English-only policies

The growing number of people in the
United States who speak a language
other than English as their first language has caused many business owners
to consider establishing “English-only”
policies in their workplaces. Such policies
are justified as long as they are implemented for nondiscriminatory reasons and to
satisfy a business necessity.

But such policies are often inadvisable.
Employers must make sure that the business reasons for English-only policies justify the burdens placed on individuals because of their language skills or national
origin. And employers should take care to
design their policies with specific business
needs and court guidance in mind.

Smart Business spoke with Jo Vorpahl of
Porter Hedges LLP to learn how employers
can design and implement legally acceptable English-only policies, when such policies are advisable, who can assist them in
the process, and how they, their employees, and their customers can benefit from
them.

Can an employer implement a policy that
requires employees to speak English on the
job?

Generally speaking, English-only rules
that apply at all times in a workplace are
considered suspect under the law and raise
national origin discrimination concerns.
Court cases arising under federal anti-discrimination law have provided guidance in
determining when such language restrictions are appropriate. Employers should
not implement an English-only policy until
they have thought it through carefully. But
as long as a policy is carefully drafted and
consistently applied, its existence and the
circumstances when English is required
are made known to all employees, and the
policy addresses an articulable business need, it should withstand challenge.

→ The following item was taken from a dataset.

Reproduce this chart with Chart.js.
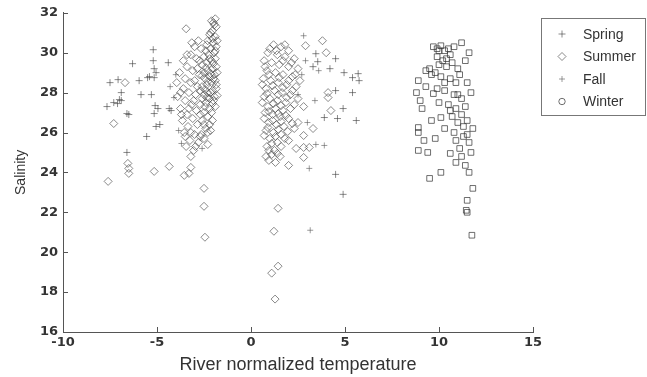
<!DOCTYPE html>
<html>
<head>
<meta charset="utf-8">
<script src="https://cdn.jsdelivr.net/npm/chart.js@4.4.1/dist/chart.umd.min.js"></script>
<style>
  html, body { margin: 0; padding: 0; background: #fff; }
  canvas { display: block; }
</style>
</head>
<body>
<canvas id="grafica" width="647" height="377"></canvas>
<script>
// [temperatura normalizada del río, salinidad] por estación
const spring = [
  [-7.5, 28.5], [-7.07, 28.65], [-6.3, 29.45], [-7.66, 27.3], [-7.3, 27.5], [-7.0, 27.65],
  [-6.9, 27.6], [-7.1, 27.45], [-6.9, 28.0], [-6.6, 26.95], [-6.5, 26.9], [-5.95, 28.6],
  [-5.5, 28.75], [-5.4, 28.8], [-5.85, 27.9], [-5.3, 27.9], [-5.2, 30.15], [-5.2, 29.6],
  [-4.4, 29.5], [-5.15, 29.2], [-5.05, 29.0], [-5.15, 28.75], [-5.1, 27.35], [-4.95, 27.2],
  [-5.15, 26.95], [-4.35, 27.2], [-4.25, 27.1], [-5.05, 26.3], [-4.85, 26.4], [-5.55, 25.8],
  [-6.6, 25.0], [3.45, 29.95], [3.55, 29.55], [4.5, 29.7], [4.95, 29.0], [5.4, 28.75],
  [5.7, 28.95], [5.75, 28.6], [4.5, 28.1], [5.4, 28.0], [4.9, 27.2], [3.9, 26.75],
  [4.6, 26.7], [5.6, 26.6], [4.5, 23.9], [4.9, 22.9], [3.3, 29.3], [4.2, 29.2]
];

const summer = [
  [-1.9, 31.7], [-2.0, 31.5], [-2.1, 31.6], [-1.85, 31.3], [-2.05, 31.1], [-2.2, 30.9],
  [-1.9, 30.8], [-2.3, 30.6], [-2.0, 30.5], [-1.85, 30.3], [-2.15, 30.2], [-2.4, 30.1],
  [-1.95, 30.0], [-2.25, 29.9], [-2.5, 29.8], [-1.9, 29.7], [-2.1, 29.6], [-2.35, 29.5],
  [-2.6, 29.4], [-1.85, 29.3], [-2.05, 29.2], [-2.3, 29.1], [-2.5, 29.0], [-1.95, 28.9],
  [-2.2, 28.8], [-2.45, 28.7], [-1.9, 28.6], [-2.1, 28.5], [-2.35, 28.4], [-2.6, 28.3],
  [-1.85, 28.2], [-2.05, 28.1], [-2.3, 28.0], [-2.5, 27.9], [-1.95, 27.8], [-2.2, 27.7],
  [-2.0, 27.6], [-2.4, 27.5], [-2.7, 27.4], [-2.2, 27.2], [-2.5, 27.0], [-2.3, 26.8],
  [-2.6, 26.6], [-2.2, 26.4], [-2.4, 26.2], [-2.3, 26.0], [-2.5, 25.7],
  [-1.95, 31.4], [-2.15, 31.0], [-1.8, 30.6], [-2.05, 30.7], [-2.35, 30.4], [-1.9, 30.1],
  [-2.2, 29.7], [-2.0, 29.45], [-2.4, 29.25], [-1.8, 29.0], [-2.15, 28.95], [-2.6, 28.85],
  [-2.0, 28.7], [-2.3, 28.55], [-1.85, 28.4], [-2.45, 28.15], [-2.15, 28.0], [-1.8, 27.85],
  [-2.35, 27.75], [-2.05, 27.45], [-2.6, 27.7], [-1.9, 27.3], [-2.45, 27.3], [-2.1, 27.0],
  [-2.7, 26.9], [-2.05, 26.6], [-2.5, 26.4], [-2.15, 26.1], [-2.65, 25.9], [-2.3, 25.4],
  [-3.45, 31.2], [-3.0, 30.3], [-2.8, 30.6], [-3.2, 29.9], [-3.6, 29.6], [-2.9, 29.7],
  [-3.4, 29.3], [-3.8, 29.0], [-3.1, 29.1], [-2.75, 28.9], [-3.5, 28.7], [-3.95, 28.5],
  [-3.2, 28.5], [-2.85, 28.3], [-3.6, 28.2], [-3.3, 28.0], [-3.9, 27.8], [-2.95, 27.9],
  [-3.5, 27.6], [-3.15, 27.4], [-3.75, 27.2], [-2.9, 27.1], [-3.4, 26.9], [-3.65, 26.6],
  [-3.1, 26.7], [-2.85, 26.4], [-3.35, 26.3], [-3.55, 26.0], [-3.0, 25.9], [-3.25, 25.6],
  [-2.8, 25.5], [-3.45, 25.3], [-3.05, 25.1], [-2.7, 25.8], [-3.2, 24.8],
  [-2.75, 29.6], [-2.65, 30.2], [-2.85, 29.2], [-2.7, 28.1], [-3.0, 28.6], [-3.05, 27.6],
  [-3.3, 27.2], [-3.2, 26.0], [-3.5, 25.8], [-2.95, 25.3], [-3.75, 28.0], [-3.7, 26.9],
  [-3.4, 29.9], [-3.15, 30.5],
  [-6.7, 28.5], [-7.3, 26.45], [-6.55, 24.45], [-6.5, 24.2], [-6.5, 23.95], [-7.6, 23.55],
  [-5.15, 24.05], [-4.35, 24.3], [-3.55, 23.85], [-3.2, 24.25], [-3.3, 23.95], [-2.5, 23.2],
  [-2.5, 22.3], [-2.45, 20.75],
  [1.2, 30.4], [1.6, 30.3], [2.0, 30.1], [0.9, 30.0], [1.4, 29.9], [1.8, 29.8],
  [2.3, 29.7], [0.7, 29.6], [1.1, 29.5], [1.5, 29.4], [2.0, 29.3], [2.5, 29.2],
  [0.85, 29.1], [1.3, 29.0], [1.7, 28.9], [2.2, 28.8], [0.65, 28.7], [1.05, 28.6],
  [1.45, 28.5], [1.9, 28.4], [2.4, 28.3], [0.8, 28.2], [1.25, 28.1], [1.65, 28.0],
  [2.1, 27.9], [0.7, 27.8], [1.0, 27.7], [1.4, 27.6], [1.85, 27.5], [2.3, 27.4],
  [0.9, 27.3], [1.3, 27.2], [1.7, 27.1], [0.75, 27.0], [1.15, 26.9], [1.55, 26.8],
  [2.0, 26.7], [0.95, 26.5], [1.35, 26.4], [1.75, 26.3], [0.8, 26.1], [1.2, 26.0],
  [1.6, 25.9], [1.0, 25.7], [1.4, 25.5], [0.85, 25.3], [1.25, 25.1], [1.1, 24.9],
  [1.55, 24.8], [2.0, 25.6], [2.3, 26.2], [2.6, 28.6], [2.8, 27.3], [2.9, 30.35],
  [1.0, 30.2], [1.8, 30.4], [1.35, 30.1], [0.75, 29.3], [1.7, 29.6], [2.15, 29.5],
  [0.95, 28.9], [1.5, 28.75], [2.0, 28.6], [0.6, 28.4], [1.15, 28.35], [1.7, 28.25],
  [2.2, 28.1], [0.85, 27.95], [1.45, 27.9], [1.9, 27.75], [0.6, 27.5], [1.2, 27.45],
  [1.6, 27.35], [2.1, 27.2], [0.95, 27.05], [1.45, 26.95], [1.85, 26.85], [0.7, 26.7],
  [1.15, 26.6], [1.6, 26.55], [2.2, 26.45], [0.9, 26.25], [1.45, 26.15], [1.95, 26.05],
  [0.7, 25.85], [1.3, 25.8], [1.8, 25.7], [1.1, 25.45], [1.6, 25.3], [0.95, 25.1],
  [1.4, 24.95], [1.3, 24.5], [0.8, 24.8], [2.35, 28.9], [2.5, 27.7], [2.4, 25.2],
  [3.8, 30.6], [4.0, 30.0], [4.1, 28.0], [4.1, 27.75], [4.25, 27.1], [3.3, 26.2],
  [2.5, 26.5], [2.8, 25.85], [2.8, 25.25], [3.1, 25.25], [2.8, 24.75], [2.0, 24.35],
  [0.95, 24.6], [1.44, 22.2], [1.22, 21.05], [1.44, 19.3], [1.1, 18.95], [1.28, 17.65]
];

const fall = [
  [-4.1, 27.75], [-3.7, 25.45], [-4.0, 28.9], [-4.3, 28.3], [-3.85, 26.1], [-2.6, 25.2],
  [3.0, 26.5], [2.9, 29.6], [3.6, 29.1], [3.45, 25.4], [3.9, 25.35], [3.1, 24.2],
  [2.8, 30.85], [3.15, 21.1], [2.5, 27.9], [3.4, 27.6], [2.7, 28.9]
];

const winter = [
  [9.7, 30.3], [9.9, 30.2], [10.1, 30.35], [10.3, 30.1], [10.5, 30.2], [10.6, 29.9],
  [11.2, 30.5], [11.6, 30.0], [9.9, 29.8], [10.2, 29.6], [10.0, 29.4], [9.5, 29.2],
  [9.3, 29.1], [10.4, 29.3], [10.7, 29.5], [11.0, 29.2], [11.4, 29.6], [9.6, 28.9],
  [10.1, 28.8], [10.6, 28.7], [11.1, 28.9], [11.5, 28.5], [8.9, 28.6], [9.3, 28.3],
  [8.8, 28.0], [9.7, 27.95], [10.3, 28.1], [10.8, 27.9], [11.2, 27.7], [11.7, 28.0],
  [10.0, 27.5], [10.5, 27.4], [10.9, 27.2], [11.4, 27.3], [9.1, 27.2], [10.1, 26.75],
  [9.6, 26.6], [10.7, 26.8], [11.0, 26.5], [11.5, 26.6], [11.8, 26.2], [8.9, 26.25],
  [8.9, 26.0], [9.2, 25.6], [10.3, 26.2], [10.8, 26.0], [11.3, 25.8], [11.6, 25.5],
  [8.9, 25.1], [10.6, 24.95], [11.1, 25.2], [11.7, 25.0], [11.4, 24.35], [10.1, 24.0],
  [9.5, 23.7], [11.8, 23.2], [11.5, 22.6], [11.45, 22.1], [11.5, 22.0], [11.75, 20.85],
  [9.4, 25.0], [10.0, 30.1], [10.8, 30.3], [10.4, 29.7], [9.8, 29.0], [10.9, 28.5],
  [10.3, 28.5], [9.9, 28.2], [11.0, 27.9], [10.6, 27.1], [11.2, 26.9], [11.3, 26.3],
  [10.9, 25.6], [11.5, 25.9], [11.2, 24.8], [10.9, 24.5], [9.8, 25.7], [11.6, 24.0],
  [9.0, 27.6]
];

const xTicks = [-10, -5, 0, 5, 10, 15];
const yTicks = [16, 18, 20, 22, 24, 26, 28, 30, 32];

const toPoints = arr => arr.map(p => ({ x: p[0], y: p[1] }));

const colorMarca = 'rgba(60,60,60,0.6)';
const colorTexto = '#333';

// ticks hacia dentro, al estilo de MATLAB
const ticksInternos = {
  id: 'ticksInternos',
  afterDraw(chart) {
    const { ctx, chartArea, scales } = chart;
    ctx.save();
    ctx.strokeStyle = '#555';
    ctx.lineWidth = 1;
    ctx.beginPath();
    xTicks.forEach(v => {
      const px = Math.round(scales.x.getPixelForValue(v)) + 0.5;
      ctx.moveTo(px, chartArea.bottom);
      ctx.lineTo(px, chartArea.bottom - 5);
    });
    yTicks.forEach(v => {
      const py = Math.round(scales.y.getPixelForValue(v)) + 0.5;
      ctx.moveTo(chartArea.left, py);
      ctx.lineTo(chartArea.left + 5, py);
    });
    ctx.stroke();
    ctx.restore();
  }
};

// leyenda con recuadro arriba a la derecha
const leyendaCaja = {
  id: 'leyendaCaja',
  afterDraw(chart) {
    const { ctx } = chart;
    const x0 = 541, y0 = 18, w = 104, h = 97;
    ctx.save();
    ctx.strokeStyle = '#777';
    ctx.lineWidth = 1;
    ctx.strokeRect(x0 + 0.5, y0 + 0.5, w, h);
    ctx.font = '14px "Liberation Sans", Arial, sans-serif';
    ctx.fillStyle = colorTexto;
    ctx.textBaseline = 'middle';
    chart.data.datasets.forEach((ds, i) => {
      const cy = y0 + 16 + i * 22.5;
      const cx = x0 + 21;
      const r = ds.pointRadius;
      ctx.strokeStyle = ds.borderColor;
      ctx.beginPath();
      if (ds.pointStyle === 'cross') {
        ctx.moveTo(cx - r, cy); ctx.lineTo(cx + r, cy);
        ctx.moveTo(cx, cy - r); ctx.lineTo(cx, cy + r);
      } else if (ds.pointStyle === 'rectRot') {
        ctx.moveTo(cx, cy - r); ctx.lineTo(cx + r, cy);
        ctx.lineTo(cx, cy + r); ctx.lineTo(cx - r, cy); ctx.closePath();
      } else {
        ctx.arc(cx, cy, r * 0.8, 0, Math.PI * 2);
      }
      ctx.stroke();
      ctx.fillText(ds.label, x0 + 42, cy + 1);
    });
    ctx.restore();
  }
};

const ctx = document.getElementById('grafica').getContext('2d');
new Chart(ctx, {
  type: 'scatter',
  data: {
    datasets: [
      { label: 'Spring', data: toPoints(spring), pointStyle: 'cross', pointRadius: 3.5,
        borderColor: colorMarca, backgroundColor: 'transparent', borderWidth: 1 },
      { label: 'Summer', data: toPoints(summer), pointStyle: 'rectRot', pointRadius: 4,
        borderColor: colorMarca, backgroundColor: 'transparent', borderWidth: 1 },
      { label: 'Fall', data: toPoints(fall), pointStyle: 'cross', pointRadius: 3,
        borderColor: 'rgba(90,90,90,0.6)', backgroundColor: 'transparent', borderWidth: 1 },
      { label: 'Winter', data: toPoints(winter), pointStyle: 'rect', pointRadius: 4,
        borderColor: 'rgba(50,50,50,0.7)', backgroundColor: 'transparent', borderWidth: 1 }
    ]
  },
  options: {
    responsive: false,
    animation: false,
    devicePixelRatio: 1,
    layout: { padding: { top: 12, right: 114, left: 0, bottom: 0 } },
    plugins: {
      legend: { display: false },
      tooltip: { enabled: false }
    },
    scales: {
      x: {
        type: 'linear',
        min: -10,
        max: 15,
        afterBuildTicks: s => { s.ticks = xTicks.map(v => ({ value: v })); },
        afterFit: s => { s.height = 45; },
        grid: { display: false, drawTicks: false },
        border: { display: true, color: '#555', width: 1 },
        ticks: {
          padding: 3,
          color: colorTexto,
          font: { family: '"DejaVu Sans", sans-serif', size: 13, weight: 'bold' },
          maxRotation: 0
        },
        title: {
          display: true,
          text: 'River normalized temperature',
          color: colorTexto,
          font: { family: '"Liberation Sans", Arial, sans-serif', size: 18 },
          padding: { top: 0, bottom: 1 }
        }
      },
      y: {
        type: 'linear',
        min: 16,
        max: 32,
        afterBuildTicks: s => { s.ticks = yTicks.map(v => ({ value: v })); },
        afterFit: s => { s.width = 63; },
        grid: { display: false, drawTicks: false },
        border: { display: true, color: '#555', width: 1 },
        ticks: {
          padding: 5,
          color: colorTexto,
          font: { family: '"DejaVu Sans", sans-serif', size: 13, weight: 'bold' }
        },
        title: {
          display: true,
          text: 'Salinity',
          color: colorTexto,
          font: { family: '"Liberation Sans", Arial, sans-serif', size: 14 },
          padding: { top: 13, bottom: 0 }
        }
      }
    }
  },
  plugins: [ticksInternos, leyendaCaja]
});
</script>
</body>
</html>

How can attorneys help employers decide if
English-only policies are advisable?

The best advice attorneys can give
employers regarding English-only policies
may be to avoid them unless they are
absolutely necessary to the business. If
employers do want to develop such policies, attorneys can help in several ways.

One such way is to educate employers
about workplace situations that justify
English-only policies and EEOC guidelines
that influence language-related terms and
conditions of employment.

Another is to draft policies that address
business necessity but do not disparately
affect employees on the basis of race or
national origin.

A third is to insure that an employer’s policy remains in step with any changes in the
law.

And, of course, attorneys can defend
employers should legal challenges to their
policies arise.

What are some of the circumstances in which
English-only policies are permissible?

Some of the typical circumstances
include communicating with customers,
coworkers and supervisors who speak
only English; addressing emergencies or
other situations in which workers must
speak a common language to promote
safety; engaging in cooperative work
assignments in which an English-only
rule is needed to promote efficiency; and
enabling a supervisor who speaks only
English to monitor the performance of
employees whose job duties require
communication with coworkers or customers.

Again, the key is business necessity. If
your business needs require that
employees speak English, the policy is
probably justified under those circumstances; if they do not, an English-only
policy is likely neither warranted nor
advisable.

How can I decide whether to adopt an
English-only policy?

An employment attorney can discuss
with you the circumstances that cause
you to believe such a policy might be
warranted and assist you in preparing
and implementing a policy that is tailored to your specific business needs.